Trump has apparently given plenty of thought as to how to come up with the funding
By The News · 09 of March 2017 09:34:35
An employee counts U.S. dollar notes, An employee counts U.S. dollar notes in a bank in Cairo, Egypt March 10, 2016. REUTERS/Amr Abdallah Dalsh, photo: Reuters/Amr Abdallah Dalsh

No question about it, the Mexican government is running scared with the very real threats President Donald Trump made against Mexico and Mexicans, which would eventually hamper the Mexican economy.

As time goes by the issue of dissolving the North American Free Trade Agreement (NAFTA) is waning away as the treasury secretaries of the two nations, Steven Mnuchin and José Antonio Meade Kuribreña met Tuesday and touched on NAFTA renegotiations which were first programmed for the summer and now postponed, according to Commerce Secretary Wilbur Ross.

But one issue of great concern is that starting this week, the White House will start receiving budget proposals for the construction of a border wall promised by President Donald Trump to his voters, as he’s made a point to continue erecting “a beautiful” wall along the Rio Grande side of the border.

Even after receiving proposals, the Trump Administration will face two problem: first, the cost of the proposals, which will start pouring in as of Friday, and second, figuring out how to pay for the construction now that President Enrique Peña Nieto has made a vehement denial of any payment, which he considers an ominous insult to Mexico. Hearsay has it that the wall, if cheap, may cost anywhere from $15 to $50 billion.

Surely President Trump will soon make public what’s he’s got in terms of planning — the guy seems to enjoy talking about this issue — and how to proceed.

But the budget is one thing, and coming up with the funds for it — which clearly even his own Republican Congress has said they will not back given not just the cost, but the worldwide implication it will have of the United States as a closed up economy — is another.

Trump has apparently given plenty of thought as to how to come up with the funding always claiming that “Mexicans will pay for it” and the first one he mentioned was taxing remittances from Mexicans working and living in the United States.

The threat of a new tax on remittances — states like Oklahoma already slap a one percent surcharge — does not seem to scare workers sending money home. Even in the U.S. Congress a two percent federal tax is being considered.

What’s scary is getting deported and this is a very real threat, as Homeland Security Secretary John Kelly announced Monday that his security office is willing to break up families who have U.S. born children and undocumented parents by deporting the adults.

The result of all the threats — very real now that Trump’s in power — is that the amount of remittances has skyrocketed since last November and during 2016,  Mexico’s Central Bank (Banxico) reported a record amount in history for national dollar income putting the total amount at $26,970 million with $25,742 coming from the good old USA.

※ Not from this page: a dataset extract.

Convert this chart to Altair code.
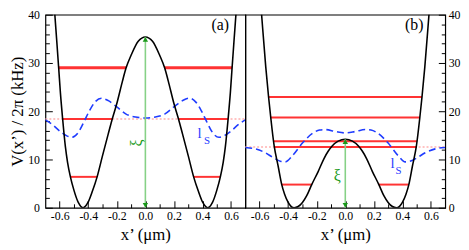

The Trump scare has not only hit Mexico, but Central America as well and according to the Inter-American Dialogue Organization in the “Northern Triangle,” nations of Central America (El Salvador, Guatemala and Honduras) remittances grew by 8 percent in 2016. In terms of last year’s remittances, El Salvador received $4.6, Guatemala $7.2 and Honduras $3.9 billion, in round figures. The total amount of remittances to all the nations of Latin America is put at $70 billion.

“For decades remittances have become a crucial complementary income for women, children and the elderly whose very survival depends on them,” says the report published in Spanish this week.

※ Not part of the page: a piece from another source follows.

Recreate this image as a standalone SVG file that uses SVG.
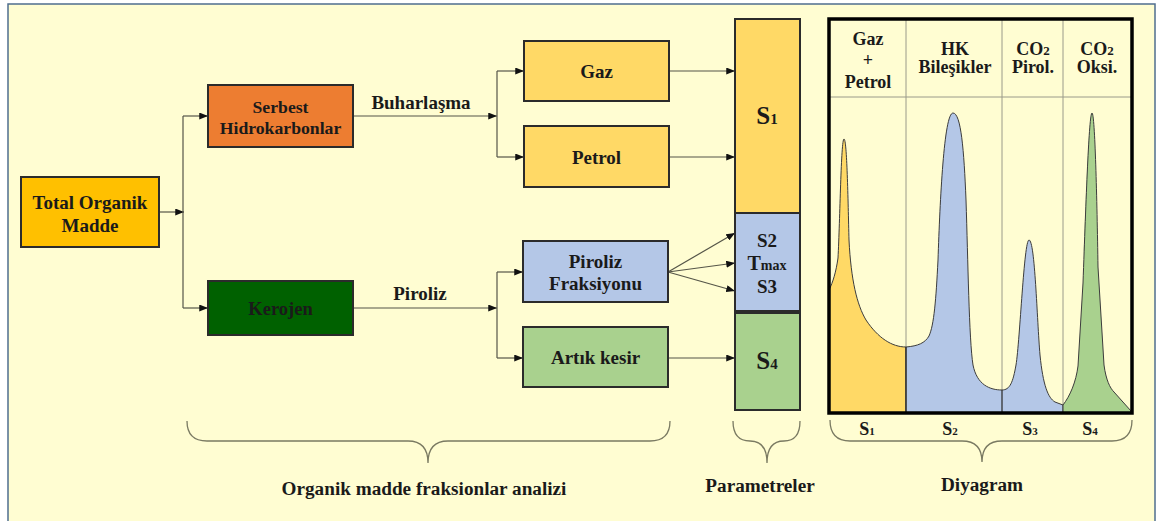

The problem Trump also faces — says Inter-American Dialogue — is that if deportations continue unabated there will be a day when remittances are not there, not merely creating further economic problems for the nations receiving them, but he will not have them to tax, which is a minus for his wall plan.

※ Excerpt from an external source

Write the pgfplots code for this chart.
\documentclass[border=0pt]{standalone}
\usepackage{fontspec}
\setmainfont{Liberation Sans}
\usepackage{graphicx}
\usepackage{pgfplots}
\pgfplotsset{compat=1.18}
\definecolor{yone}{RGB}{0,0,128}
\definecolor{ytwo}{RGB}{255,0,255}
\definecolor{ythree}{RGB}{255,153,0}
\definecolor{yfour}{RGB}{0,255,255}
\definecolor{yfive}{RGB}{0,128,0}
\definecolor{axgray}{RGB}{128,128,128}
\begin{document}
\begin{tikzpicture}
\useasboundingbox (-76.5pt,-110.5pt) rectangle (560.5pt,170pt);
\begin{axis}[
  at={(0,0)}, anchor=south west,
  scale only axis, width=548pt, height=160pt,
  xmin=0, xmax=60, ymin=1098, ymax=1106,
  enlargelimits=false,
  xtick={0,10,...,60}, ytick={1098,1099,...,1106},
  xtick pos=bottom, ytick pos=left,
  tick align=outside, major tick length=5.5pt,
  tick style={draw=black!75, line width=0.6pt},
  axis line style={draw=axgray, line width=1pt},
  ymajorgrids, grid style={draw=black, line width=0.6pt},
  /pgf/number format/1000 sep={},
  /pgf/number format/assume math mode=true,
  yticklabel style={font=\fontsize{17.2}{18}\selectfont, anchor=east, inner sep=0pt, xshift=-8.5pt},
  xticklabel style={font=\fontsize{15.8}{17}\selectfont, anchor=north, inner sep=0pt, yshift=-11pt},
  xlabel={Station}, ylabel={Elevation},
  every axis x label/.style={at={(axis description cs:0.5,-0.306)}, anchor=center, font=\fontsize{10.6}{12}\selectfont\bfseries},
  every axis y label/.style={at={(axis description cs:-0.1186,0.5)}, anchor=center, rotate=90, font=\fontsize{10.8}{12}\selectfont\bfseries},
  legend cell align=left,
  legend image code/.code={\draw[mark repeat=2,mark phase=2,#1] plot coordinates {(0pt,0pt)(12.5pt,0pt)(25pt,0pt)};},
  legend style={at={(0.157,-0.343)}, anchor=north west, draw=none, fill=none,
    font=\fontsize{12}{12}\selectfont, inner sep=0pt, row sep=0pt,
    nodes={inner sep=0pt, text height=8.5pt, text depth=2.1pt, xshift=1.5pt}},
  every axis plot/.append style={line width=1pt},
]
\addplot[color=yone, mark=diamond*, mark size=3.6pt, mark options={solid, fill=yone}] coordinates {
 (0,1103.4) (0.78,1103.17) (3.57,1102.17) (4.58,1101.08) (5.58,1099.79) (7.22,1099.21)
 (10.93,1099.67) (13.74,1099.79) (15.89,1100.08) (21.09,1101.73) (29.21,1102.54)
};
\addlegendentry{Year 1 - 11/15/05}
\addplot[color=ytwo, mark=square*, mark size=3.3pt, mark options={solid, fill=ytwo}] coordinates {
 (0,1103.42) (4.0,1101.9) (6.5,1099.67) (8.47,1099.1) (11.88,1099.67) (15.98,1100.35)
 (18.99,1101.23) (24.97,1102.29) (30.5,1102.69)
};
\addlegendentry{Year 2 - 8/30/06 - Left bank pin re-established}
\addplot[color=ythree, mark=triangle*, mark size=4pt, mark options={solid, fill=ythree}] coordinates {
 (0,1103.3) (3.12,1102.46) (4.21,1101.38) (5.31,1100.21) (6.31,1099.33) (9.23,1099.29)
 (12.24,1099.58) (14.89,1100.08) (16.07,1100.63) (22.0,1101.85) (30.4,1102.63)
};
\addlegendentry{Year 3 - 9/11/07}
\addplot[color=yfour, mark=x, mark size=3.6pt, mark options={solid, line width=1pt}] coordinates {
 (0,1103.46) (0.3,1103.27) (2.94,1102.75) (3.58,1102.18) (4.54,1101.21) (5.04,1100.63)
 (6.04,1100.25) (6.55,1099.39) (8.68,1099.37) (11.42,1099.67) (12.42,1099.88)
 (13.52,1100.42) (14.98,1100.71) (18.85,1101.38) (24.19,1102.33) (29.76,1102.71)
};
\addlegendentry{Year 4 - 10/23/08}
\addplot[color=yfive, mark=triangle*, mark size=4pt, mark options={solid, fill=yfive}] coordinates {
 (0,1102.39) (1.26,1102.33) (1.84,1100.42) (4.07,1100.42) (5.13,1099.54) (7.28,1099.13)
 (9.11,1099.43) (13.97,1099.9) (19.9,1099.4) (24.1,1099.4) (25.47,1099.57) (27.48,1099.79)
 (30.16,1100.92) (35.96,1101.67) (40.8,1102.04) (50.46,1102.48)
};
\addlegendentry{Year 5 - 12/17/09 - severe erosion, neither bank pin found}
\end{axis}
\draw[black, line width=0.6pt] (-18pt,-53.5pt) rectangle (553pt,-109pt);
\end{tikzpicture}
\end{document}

“Remittances have become an important tool for resilience, survival and protection in the region” and nowadays an integral part of the economies, including that of the United States.

Remittances are cash that flows directly to the economies so it’s no wonder the Mexican as well as the Northern Triangle governments are running scared as an income that brings great relief to the families of these nations is at peril.